What you should do => All of the material below is to be restated word for word, apart from the pictures.

Data block =>
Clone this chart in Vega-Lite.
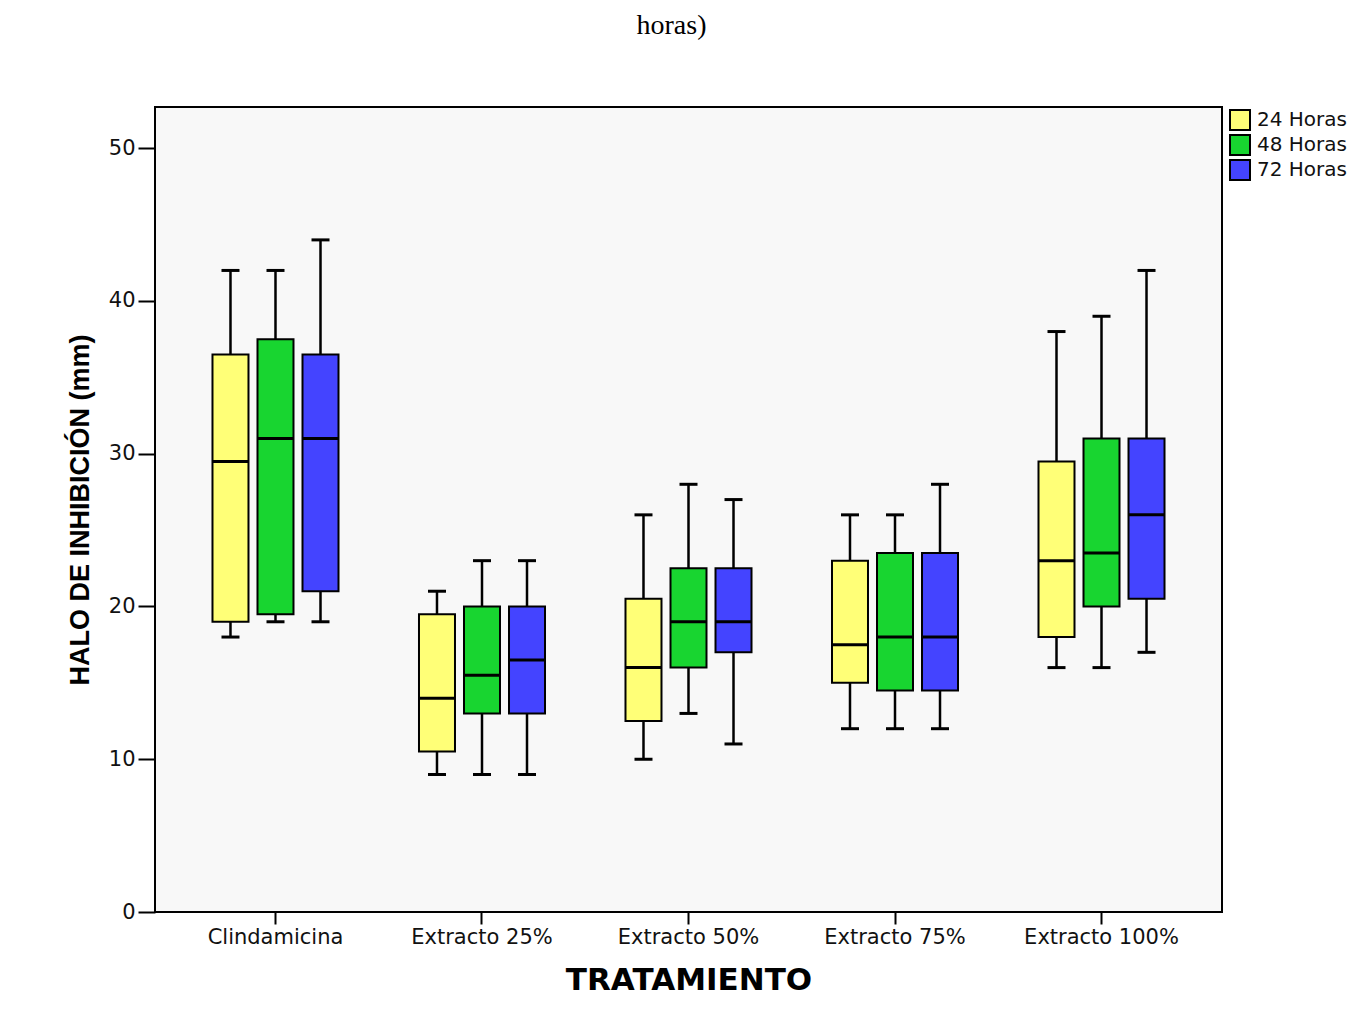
{
  "$schema": "https://vega.github.io/schema/vega-lite/v6.json",
  "autosize": {"type": "none"},
  "width": 1067,
  "height": 805,
  "padding": {"left": 155, "top": 107, "right": 150, "bottom": 107},
  "background": "white",
  "title": {"text": "horas)", "font": "Liberation Serif", "fontSize": 28, "fontWeight": "normal", "color": "black", "anchor": "middle", "dx": -17, "offset": 67},
  "config": {
    "view": {"fill": "#f8f8f8", "stroke": "black", "strokeWidth": 2},
    "axis": {"labelFont": "DejaVu Sans", "labelFontSize": 21, "labelColor": "#111", "tickColor": "black", "tickWidth": 2, "domain": false, "grid": false, "titleColor": "black"}
  },
  "data": {"values": [
    {"trat": "Clindamicina", "hora": "24 Horas", "min": 18, "q1": 19, "med": 29.5, "q3": 36.5, "max": 42},
    {"trat": "Clindamicina", "hora": "48 Horas", "min": 19, "q1": 19.5, "med": 31, "q3": 37.5, "max": 42},
    {"trat": "Clindamicina", "hora": "72 Horas", "min": 19, "q1": 21, "med": 31, "q3": 36.5, "max": 44},
    {"trat": "Extracto 25%", "hora": "24 Horas", "min": 9, "q1": 10.5, "med": 14, "q3": 19.5, "max": 21},
    {"trat": "Extracto 25%", "hora": "48 Horas", "min": 9, "q1": 13, "med": 15.5, "q3": 20, "max": 23},
    {"trat": "Extracto 25%", "hora": "72 Horas", "min": 9, "q1": 13, "med": 16.5, "q3": 20, "max": 23},
    {"trat": "Extracto 50%", "hora": "24 Horas", "min": 10, "q1": 12.5, "med": 16, "q3": 20.5, "max": 26},
    {"trat": "Extracto 50%", "hora": "48 Horas", "min": 13, "q1": 16, "med": 19, "q3": 22.5, "max": 28},
    {"trat": "Extracto 50%", "hora": "72 Horas", "min": 11, "q1": 17, "med": 19, "q3": 22.5, "max": 27},
    {"trat": "Extracto 75%", "hora": "24 Horas", "min": 12, "q1": 15, "med": 17.5, "q3": 23, "max": 26},
    {"trat": "Extracto 75%", "hora": "48 Horas", "min": 12, "q1": 14.5, "med": 18, "q3": 23.5, "max": 26},
    {"trat": "Extracto 75%", "hora": "72 Horas", "min": 12, "q1": 14.5, "med": 18, "q3": 23.5, "max": 28},
    {"trat": "Extracto 100%", "hora": "24 Horas", "min": 16, "q1": 18, "med": 23, "q3": 29.5, "max": 38},
    {"trat": "Extracto 100%", "hora": "48 Horas", "min": 16, "q1": 20, "med": 23.5, "q3": 31, "max": 39},
    {"trat": "Extracto 100%", "hora": "72 Horas", "min": 17, "q1": 20.5, "med": 26, "q3": 31, "max": 42}
  ]},
  "encoding": {
    "x": {"field": "trat", "type": "nominal", "sort": null,
      "scale": {"paddingInner": 0, "paddingOuter": 0.0835},
      "axis": {"labelAngle": 0, "tickSize": 12, "labelPadding": 2, "title": "TRATAMIENTO", "titleFont": "DejaVu Sans", "titleFontSize": 31, "titleFontWeight": "bold", "titlePadding": 18}},
    "xOffset": {"field": "hora", "type": "nominal", "sort": null, "scale": {"paddingInner": 0.2, "paddingOuter": 0.894}}
  },
  "layer": [
    {"mark": {"type": "rule", "color": "black", "strokeWidth": 2.5},
     "encoding": {
       "y": {"field": "min", "type": "quantitative", "scale": {"domain": [0, 52.7], "nice": false, "zero": true},
         "axis": {"values": [0, 10, 20, 30, 40, 50], "tickSize": 17, "labelPadding": 3, "title": "HALO DE INHIBICIÓN (mm)", "titleFont": "Liberation Sans", "titleFontSize": 27, "titleFontWeight": "bold", "titlePadding": 14}},
       "y2": {"field": "max"}
     }},
    {"mark": {"type": "bar", "stroke": "black", "strokeWidth": 2, "width": 36, "opacity": 1},
     "encoding": {
       "y": {"field": "q1", "type": "quantitative"},
       "y2": {"field": "q3"},
       "color": {"field": "hora", "type": "nominal", "sort": null,
         "scale": {"domain": ["24 Horas", "48 Horas", "72 Horas"], "range": ["#ffff77", "#18d530", "#4444ff"]},
         "legend": {"title": null, "orient": "right", "offset": 5, "padding": 2, "symbolType": "square", "symbolSize": 400, "symbolStrokeColor": "black", "symbolStrokeWidth": 2, "symbolOpacity": 1, "labelFont": "DejaVu Sans", "labelFontSize": 20, "labelColor": "#111", "rowPadding": -5, "labelOffset": 6}}
     }},
    {"mark": {"type": "tick", "color": "black", "size": 36, "thickness": 3, "opacity": 1},
     "encoding": {"y": {"field": "med", "type": "quantitative"}}},
    {"mark": {"type": "tick", "color": "black", "size": 18, "thickness": 3, "opacity": 1},
     "encoding": {"y": {"field": "min", "type": "quantitative"}}},
    {"mark": {"type": "tick", "color": "black", "size": 18, "thickness": 3, "opacity": 1},
     "encoding": {"y": {"field": "max", "type": "quantitative"}}}
  ]
}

Correct output =>
Clone this chart in Vega-Lite.
{
  "$schema": "https://vega.github.io/schema/vega-lite/v6.json",
  "autosize": {"type": "none"},
  "width": 1067,
  "height": 805,
  "padding": {"left": 155, "top": 107, "right": 150, "bottom": 107},
  "background": "white",
  "title": {"text": "horas)", "font": "Liberation Serif", "fontSize": 28, "fontWeight": "normal", "color": "black", "anchor": "middle", "dx": -17, "offset": 67},
  "config": {
    "view": {"fill": "#f8f8f8", "stroke": "black", "strokeWidth": 2},
    "axis": {"labelFont": "DejaVu Sans", "labelFontSize": 21, "labelColor": "#111", "tickColor": "black", "tickWidth": 2, "domain": false, "grid": false, "titleColor": "black"}
  },
  "data": {"values": [
    {"trat": "Clindamicina", "hora": "24 Horas", "min": 18, "q1": 19, "med": 29.5, "q3": 36.5, "max": 42},
    {"trat": "Clindamicina", "hora": "48 Horas", "min": 19, "q1": 19.5, "med": 31, "q3": 37.5, "max": 42},
    {"trat": "Clindamicina", "hora": "72 Horas", "min": 19, "q1": 21, "med": 31, "q3": 36.5, "max": 44},
    {"trat": "Extracto 25%", "hora": "24 Horas", "min": 9, "q1": 10.5, "med": 14, "q3": 19.5, "max": 21},
    {"trat": "Extracto 25%", "hora": "48 Horas", "min": 9, "q1": 13, "med": 15.5, "q3": 20, "max": 23},
    {"trat": "Extracto 25%", "hora": "72 Horas", "min": 9, "q1": 13, "med": 16.5, "q3": 20, "max": 23},
    {"trat": "Extracto 50%", "hora": "24 Horas", "min": 10, "q1": 12.5, "med": 16, "q3": 20.5, "max": 26},
    {"trat": "Extracto 50%", "hora": "48 Horas", "min": 13, "q1": 16, "med": 19, "q3": 22.5, "max": 28},
    {"trat": "Extracto 50%", "hora": "72 Horas", "min": 11, "q1": 17, "med": 19, "q3": 22.5, "max": 27},
    {"trat": "Extracto 75%", "hora": "24 Horas", "min": 12, "q1": 15, "med": 17.5, "q3": 23, "max": 26},
    {"trat": "Extracto 75%", "hora": "48 Horas", "min": 12, "q1": 14.5, "med": 18, "q3": 23.5, "max": 26},
    {"trat": "Extracto 75%", "hora": "72 Horas", "min": 12, "q1": 14.5, "med": 18, "q3": 23.5, "max": 28},
    {"trat": "Extracto 100%", "hora": "24 Horas", "min": 16, "q1": 18, "med": 23, "q3": 29.5, "max": 38},
    {"trat": "Extracto 100%", "hora": "48 Horas", "min": 16, "q1": 20, "med": 23.5, "q3": 31, "max": 39},
    {"trat": "Extracto 100%", "hora": "72 Horas", "min": 17, "q1": 20.5, "med": 26, "q3": 31, "max": 42}
  ]},
  "encoding": {
    "x": {"field": "trat", "type": "nominal", "sort": null,
      "scale": {"paddingInner": 0, "paddingOuter": 0.0835},
      "axis": {"labelAngle": 0, "tickSize": 12, "labelPadding": 2, "title": "TRATAMIENTO", "titleFont": "DejaVu Sans", "titleFontSize": 31, "titleFontWeight": "bold", "titlePadding": 18}},
    "xOffset": {"field": "hora", "type": "nominal", "sort": null, "scale": {"paddingInner": 0.2, "paddingOuter": 0.894}}
  },
  "layer": [
    {"mark": {"type": "rule", "color": "black", "strokeWidth": 2.5},
     "encoding": {
       "y": {"field": "min", "type": "quantitative", "scale": {"domain": [0, 52.7], "nice": false, "zero": true},
         "axis": {"values": [0, 10, 20, 30, 40, 50], "tickSize": 17, "labelPadding": 3, "title": "HALO DE INHIBICIÓN (mm)", "titleFont": "Liberation Sans", "titleFontSize": 27, "titleFontWeight": "bold", "titlePadding": 14}},
       "y2": {"field": "max"}
     }},
    {"mark": {"type": "bar", "stroke": "black", "strokeWidth": 2, "width": 36, "opacity": 1},
     "encoding": {
       "y": {"field": "q1", "type": "quantitative"},
       "y2": {"field": "q3"},
       "color": {"field": "hora", "type": "nominal", "sort": null,
         "scale": {"domain": ["24 Horas", "48 Horas", "72 Horas"], "range": ["#ffff77", "#18d530", "#4444ff"]},
         "legend": {"title": null, "orient": "right", "offset": 5, "padding": 2, "symbolType": "square", "symbolSize": 400, "symbolStrokeColor": "black", "symbolStrokeWidth": 2, "symbolOpacity": 1, "labelFont": "DejaVu Sans", "labelFontSize": 20, "labelColor": "#111", "rowPadding": -5, "labelOffset": 6}}
     }},
    {"mark": {"type": "tick", "color": "black", "size": 36, "thickness": 3, "opacity": 1},
     "encoding": {"y": {"field": "med", "type": "quantitative"}}},
    {"mark": {"type": "tick", "color": "black", "size": 18, "thickness": 3, "opacity": 1},
     "encoding": {"y": {"field": "min", "type": "quantitative"}}},
    {"mark": {"type": "tick", "color": "black", "size": 18, "thickness": 3, "opacity": 1},
     "encoding": {"y": {"field": "max", "type": "quantitative"}}}
  ]
}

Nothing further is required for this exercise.